#### Exercise directions
Produce a word-for-word copy of the listing below without its pictures.

#### Data segment

• • •

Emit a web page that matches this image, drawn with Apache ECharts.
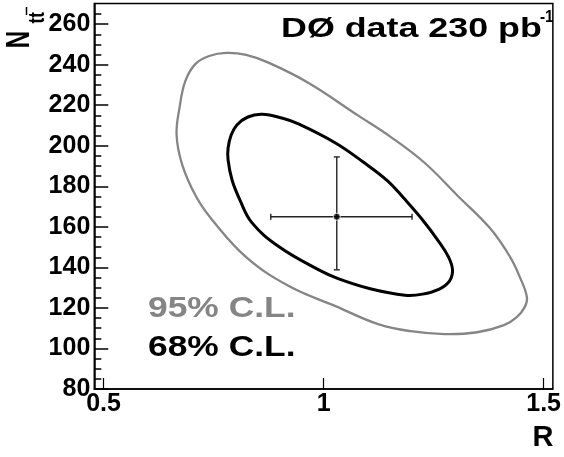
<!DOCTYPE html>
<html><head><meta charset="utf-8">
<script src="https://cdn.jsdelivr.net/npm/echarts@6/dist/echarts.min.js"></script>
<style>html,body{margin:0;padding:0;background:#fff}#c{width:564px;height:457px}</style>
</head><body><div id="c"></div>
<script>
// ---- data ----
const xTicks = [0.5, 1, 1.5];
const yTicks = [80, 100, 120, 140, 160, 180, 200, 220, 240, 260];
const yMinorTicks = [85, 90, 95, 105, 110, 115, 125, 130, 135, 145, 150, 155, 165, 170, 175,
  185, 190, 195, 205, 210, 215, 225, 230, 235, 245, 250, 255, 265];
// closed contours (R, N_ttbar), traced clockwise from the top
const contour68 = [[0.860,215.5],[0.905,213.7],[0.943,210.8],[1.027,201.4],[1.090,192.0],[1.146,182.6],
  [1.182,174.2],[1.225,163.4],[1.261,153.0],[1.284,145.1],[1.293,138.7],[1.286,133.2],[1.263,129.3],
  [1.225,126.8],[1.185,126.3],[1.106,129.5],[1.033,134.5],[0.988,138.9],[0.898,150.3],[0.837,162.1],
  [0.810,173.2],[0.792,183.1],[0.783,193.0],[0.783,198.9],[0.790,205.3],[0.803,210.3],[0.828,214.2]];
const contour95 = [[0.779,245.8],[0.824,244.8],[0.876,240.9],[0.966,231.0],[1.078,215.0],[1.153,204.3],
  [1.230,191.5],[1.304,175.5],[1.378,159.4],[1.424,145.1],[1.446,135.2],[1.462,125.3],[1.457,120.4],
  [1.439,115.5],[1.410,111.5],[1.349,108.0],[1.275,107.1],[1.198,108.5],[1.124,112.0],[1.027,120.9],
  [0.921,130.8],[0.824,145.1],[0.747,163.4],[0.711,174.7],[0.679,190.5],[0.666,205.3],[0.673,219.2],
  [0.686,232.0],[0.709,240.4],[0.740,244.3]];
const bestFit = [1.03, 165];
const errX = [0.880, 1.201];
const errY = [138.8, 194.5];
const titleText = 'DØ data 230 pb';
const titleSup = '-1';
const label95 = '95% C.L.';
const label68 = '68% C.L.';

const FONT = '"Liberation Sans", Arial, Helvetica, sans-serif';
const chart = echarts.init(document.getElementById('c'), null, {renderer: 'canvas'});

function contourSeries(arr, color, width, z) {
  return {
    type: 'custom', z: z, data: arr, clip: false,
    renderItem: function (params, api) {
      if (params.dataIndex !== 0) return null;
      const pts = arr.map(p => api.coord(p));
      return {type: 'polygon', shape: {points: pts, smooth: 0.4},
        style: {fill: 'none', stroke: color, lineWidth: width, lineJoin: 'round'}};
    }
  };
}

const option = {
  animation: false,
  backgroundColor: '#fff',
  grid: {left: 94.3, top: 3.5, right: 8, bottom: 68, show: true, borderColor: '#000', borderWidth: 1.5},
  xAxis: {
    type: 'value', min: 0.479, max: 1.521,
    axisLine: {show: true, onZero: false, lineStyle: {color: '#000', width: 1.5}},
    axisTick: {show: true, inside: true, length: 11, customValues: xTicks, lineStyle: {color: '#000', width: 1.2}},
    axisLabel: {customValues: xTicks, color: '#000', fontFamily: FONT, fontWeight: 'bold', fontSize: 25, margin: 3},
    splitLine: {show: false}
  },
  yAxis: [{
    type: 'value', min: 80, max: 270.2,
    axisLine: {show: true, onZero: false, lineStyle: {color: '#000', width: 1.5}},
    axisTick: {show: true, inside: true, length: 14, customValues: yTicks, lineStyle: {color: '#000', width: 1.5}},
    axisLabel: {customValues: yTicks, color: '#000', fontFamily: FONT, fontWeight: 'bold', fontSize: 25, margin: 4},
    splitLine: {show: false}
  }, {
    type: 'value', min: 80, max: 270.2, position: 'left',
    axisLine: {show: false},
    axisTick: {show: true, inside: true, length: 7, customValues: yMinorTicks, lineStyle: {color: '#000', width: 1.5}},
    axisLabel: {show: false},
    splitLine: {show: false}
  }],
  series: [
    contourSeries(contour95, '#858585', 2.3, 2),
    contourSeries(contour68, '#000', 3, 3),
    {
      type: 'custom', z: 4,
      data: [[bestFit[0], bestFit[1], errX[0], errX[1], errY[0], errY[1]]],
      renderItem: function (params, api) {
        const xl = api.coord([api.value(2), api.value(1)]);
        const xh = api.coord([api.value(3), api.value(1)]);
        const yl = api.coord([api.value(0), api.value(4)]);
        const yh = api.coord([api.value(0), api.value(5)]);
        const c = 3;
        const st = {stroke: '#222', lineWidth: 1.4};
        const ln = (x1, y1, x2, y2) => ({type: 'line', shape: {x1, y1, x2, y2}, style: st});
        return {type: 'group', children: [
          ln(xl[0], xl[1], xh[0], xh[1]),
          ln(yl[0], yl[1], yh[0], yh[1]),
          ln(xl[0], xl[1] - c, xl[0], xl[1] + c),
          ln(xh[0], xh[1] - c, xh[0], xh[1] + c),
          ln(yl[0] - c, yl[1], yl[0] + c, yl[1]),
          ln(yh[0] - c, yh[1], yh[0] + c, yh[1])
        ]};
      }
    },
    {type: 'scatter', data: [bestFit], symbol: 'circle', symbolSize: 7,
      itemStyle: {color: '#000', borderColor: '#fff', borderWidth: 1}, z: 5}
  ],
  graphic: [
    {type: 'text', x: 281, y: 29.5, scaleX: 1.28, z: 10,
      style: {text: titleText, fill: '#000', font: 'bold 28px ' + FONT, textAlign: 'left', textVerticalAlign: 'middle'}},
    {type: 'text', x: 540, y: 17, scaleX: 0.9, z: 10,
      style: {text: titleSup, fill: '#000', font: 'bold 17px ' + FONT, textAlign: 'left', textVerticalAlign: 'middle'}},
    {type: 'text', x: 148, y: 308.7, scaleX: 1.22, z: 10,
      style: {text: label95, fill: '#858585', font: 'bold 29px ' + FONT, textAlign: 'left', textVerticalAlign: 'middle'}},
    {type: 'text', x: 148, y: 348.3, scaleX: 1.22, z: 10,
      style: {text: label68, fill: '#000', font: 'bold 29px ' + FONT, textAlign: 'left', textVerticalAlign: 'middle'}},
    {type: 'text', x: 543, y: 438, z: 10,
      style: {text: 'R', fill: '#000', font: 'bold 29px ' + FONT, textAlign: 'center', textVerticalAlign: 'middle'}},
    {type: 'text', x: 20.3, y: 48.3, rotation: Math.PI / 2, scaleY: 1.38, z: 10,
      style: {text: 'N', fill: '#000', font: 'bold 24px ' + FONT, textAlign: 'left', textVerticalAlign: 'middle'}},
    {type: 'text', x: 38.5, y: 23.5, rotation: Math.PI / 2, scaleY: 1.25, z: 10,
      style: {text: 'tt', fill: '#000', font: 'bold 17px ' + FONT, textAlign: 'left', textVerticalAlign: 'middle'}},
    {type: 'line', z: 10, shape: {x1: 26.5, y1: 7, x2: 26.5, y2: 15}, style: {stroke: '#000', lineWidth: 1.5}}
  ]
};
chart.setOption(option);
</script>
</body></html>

• • •

#### Complete output
Emit a web page that matches this image, drawn with Apache ECharts.
<!DOCTYPE html>
<html><head><meta charset="utf-8">
<script src="https://cdn.jsdelivr.net/npm/echarts@6/dist/echarts.min.js"></script>
<style>html,body{margin:0;padding:0;background:#fff}#c{width:564px;height:457px}</style>
</head><body><div id="c"></div>
<script>
// ---- data ----
const xTicks = [0.5, 1, 1.5];
const yTicks = [80, 100, 120, 140, 160, 180, 200, 220, 240, 260];
const yMinorTicks = [85, 90, 95, 105, 110, 115, 125, 130, 135, 145, 150, 155, 165, 170, 175,
  185, 190, 195, 205, 210, 215, 225, 230, 235, 245, 250, 255, 265];
// closed contours (R, N_ttbar), traced clockwise from the top
const contour68 = [[0.860,215.5],[0.905,213.7],[0.943,210.8],[1.027,201.4],[1.090,192.0],[1.146,182.6],
  [1.182,174.2],[1.225,163.4],[1.261,153.0],[1.284,145.1],[1.293,138.7],[1.286,133.2],[1.263,129.3],
  [1.225,126.8],[1.185,126.3],[1.106,129.5],[1.033,134.5],[0.988,138.9],[0.898,150.3],[0.837,162.1],
  [0.810,173.2],[0.792,183.1],[0.783,193.0],[0.783,198.9],[0.790,205.3],[0.803,210.3],[0.828,214.2]];
const contour95 = [[0.779,245.8],[0.824,244.8],[0.876,240.9],[0.966,231.0],[1.078,215.0],[1.153,204.3],
  [1.230,191.5],[1.304,175.5],[1.378,159.4],[1.424,145.1],[1.446,135.2],[1.462,125.3],[1.457,120.4],
  [1.439,115.5],[1.410,111.5],[1.349,108.0],[1.275,107.1],[1.198,108.5],[1.124,112.0],[1.027,120.9],
  [0.921,130.8],[0.824,145.1],[0.747,163.4],[0.711,174.7],[0.679,190.5],[0.666,205.3],[0.673,219.2],
  [0.686,232.0],[0.709,240.4],[0.740,244.3]];
const bestFit = [1.03, 165];
const errX = [0.880, 1.201];
const errY = [138.8, 194.5];
const titleText = 'DØ data 230 pb';
const titleSup = '-1';
const label95 = '95% C.L.';
const label68 = '68% C.L.';

const FONT = '"Liberation Sans", Arial, Helvetica, sans-serif';
const chart = echarts.init(document.getElementById('c'), null, {renderer: 'canvas'});

function contourSeries(arr, color, width, z) {
  return {
    type: 'custom', z: z, data: arr, clip: false,
    renderItem: function (params, api) {
      if (params.dataIndex !== 0) return null;
      const pts = arr.map(p => api.coord(p));
      return {type: 'polygon', shape: {points: pts, smooth: 0.4},
        style: {fill: 'none', stroke: color, lineWidth: width, lineJoin: 'round'}};
    }
  };
}

const option = {
  animation: false,
  backgroundColor: '#fff',
  grid: {left: 94.3, top: 3.5, right: 8, bottom: 68, show: true, borderColor: '#000', borderWidth: 1.5},
  xAxis: {
    type: 'value', min: 0.479, max: 1.521,
    axisLine: {show: true, onZero: false, lineStyle: {color: '#000', width: 1.5}},
    axisTick: {show: true, inside: true, length: 11, customValues: xTicks, lineStyle: {color: '#000', width: 1.2}},
    axisLabel: {customValues: xTicks, color: '#000', fontFamily: FONT, fontWeight: 'bold', fontSize: 25, margin: 3},
    splitLine: {show: false}
  },
  yAxis: [{
    type: 'value', min: 80, max: 270.2,
    axisLine: {show: true, onZero: false, lineStyle: {color: '#000', width: 1.5}},
    axisTick: {show: true, inside: true, length: 14, customValues: yTicks, lineStyle: {color: '#000', width: 1.5}},
    axisLabel: {customValues: yTicks, color: '#000', fontFamily: FONT, fontWeight: 'bold', fontSize: 25, margin: 4},
    splitLine: {show: false}
  }, {
    type: 'value', min: 80, max: 270.2, position: 'left',
    axisLine: {show: false},
    axisTick: {show: true, inside: true, length: 7, customValues: yMinorTicks, lineStyle: {color: '#000', width: 1.5}},
    axisLabel: {show: false},
    splitLine: {show: false}
  }],
  series: [
    contourSeries(contour95, '#858585', 2.3, 2),
    contourSeries(contour68, '#000', 3, 3),
    {
      type: 'custom', z: 4,
      data: [[bestFit[0], bestFit[1], errX[0], errX[1], errY[0], errY[1]]],
      renderItem: function (params, api) {
        const xl = api.coord([api.value(2), api.value(1)]);
        const xh = api.coord([api.value(3), api.value(1)]);
        const yl = api.coord([api.value(0), api.value(4)]);
        const yh = api.coord([api.value(0), api.value(5)]);
        const c = 3;
        const st = {stroke: '#222', lineWidth: 1.4};
        const ln = (x1, y1, x2, y2) => ({type: 'line', shape: {x1, y1, x2, y2}, style: st});
        return {type: 'group', children: [
          ln(xl[0], xl[1], xh[0], xh[1]),
          ln(yl[0], yl[1], yh[0], yh[1]),
          ln(xl[0], xl[1] - c, xl[0], xl[1] + c),
          ln(xh[0], xh[1] - c, xh[0], xh[1] + c),
          ln(yl[0] - c, yl[1], yl[0] + c, yl[1]),
          ln(yh[0] - c, yh[1], yh[0] + c, yh[1])
        ]};
      }
    },
    {type: 'scatter', data: [bestFit], symbol: 'circle', symbolSize: 7,
      itemStyle: {color: '#000', borderColor: '#fff', borderWidth: 1}, z: 5}
  ],
  graphic: [
    {type: 'text', x: 281, y: 29.5, scaleX: 1.28, z: 10,
      style: {text: titleText, fill: '#000', font: 'bold 28px ' + FONT, textAlign: 'left', textVerticalAlign: 'middle'}},
    {type: 'text', x: 540, y: 17, scaleX: 0.9, z: 10,
      style: {text: titleSup, fill: '#000', font: 'bold 17px ' + FONT, textAlign: 'left', textVerticalAlign: 'middle'}},
    {type: 'text', x: 148, y: 308.7, scaleX: 1.22, z: 10,
      style: {text: label95, fill: '#858585', font: 'bold 29px ' + FONT, textAlign: 'left', textVerticalAlign: 'middle'}},
    {type: 'text', x: 148, y: 348.3, scaleX: 1.22, z: 10,
      style: {text: label68, fill: '#000', font: 'bold 29px ' + FONT, textAlign: 'left', textVerticalAlign: 'middle'}},
    {type: 'text', x: 543, y: 438, z: 10,
      style: {text: 'R', fill: '#000', font: 'bold 29px ' + FONT, textAlign: 'center', textVerticalAlign: 'middle'}},
    {type: 'text', x: 20.3, y: 48.3, rotation: Math.PI / 2, scaleY: 1.38, z: 10,
      style: {text: 'N', fill: '#000', font: 'bold 24px ' + FONT, textAlign: 'left', textVerticalAlign: 'middle'}},
    {type: 'text', x: 38.5, y: 23.5, rotation: Math.PI / 2, scaleY: 1.25, z: 10,
      style: {text: 'tt', fill: '#000', font: 'bold 17px ' + FONT, textAlign: 'left', textVerticalAlign: 'middle'}},
    {type: 'line', z: 10, shape: {x1: 26.5, y1: 7, x2: 26.5, y2: 15}, style: {stroke: '#000', lineWidth: 1.5}}
  ]
};
chart.setOption(option);
</script>
</body></html>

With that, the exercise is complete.